Start with a "dry" bat (any size or thickness), scoop half a handful of slip
from your throwing bowl, quickly slap the slip in a circle onto the bottom
of your bat just before placing it onto the wheelhead. Put the bat down and
immediately push it back and forth slightly, until it is centered. Within
seconds, the slip will respond like a hydrolic sucktion cup gluing the bat
to the wheelhead so forceably
that it cannot be removed. After throwing any size or weight of clay,
remove the bat easily with the tip of a broad ended heavy duty
knife. Jam the tip under the bottom of the bat, twist the blade a quarter
turn , to break the suction seal, and remove the bat and pot easily. Note:
Do not use a fetting knife; the blade tip is not wide enough to do the deed.
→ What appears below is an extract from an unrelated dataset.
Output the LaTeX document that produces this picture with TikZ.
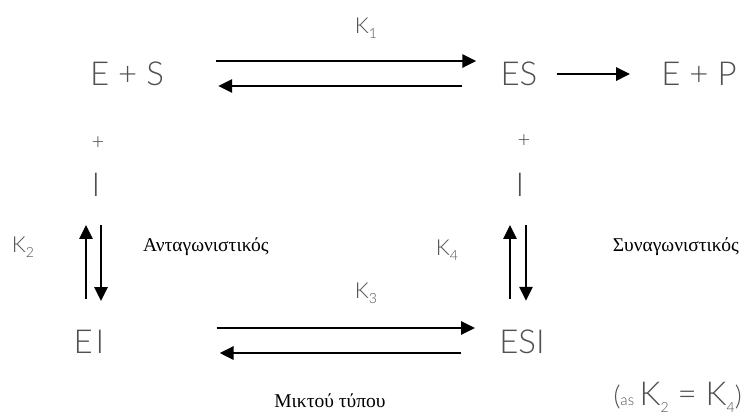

Try it, but remember these tips: 1) The "ptaster" or "*hydrocal" bat must be
dry. 2) The downface side of the bat must be level. 3) The slip
must be slip, no grog or aggraget. 4) Placement onto the wheelhead is
immediate 5) Dead center of the bat on the wheelhead is not crucial.
I apply the same technique when using a precast 24" wide hydrocal bat. I
used the lid of a 55 gallon drum to cast my bats. I am able to throw
10 or more 28" platters, in less than an hour, using such bats which are
placed onto my wheelhead with slip.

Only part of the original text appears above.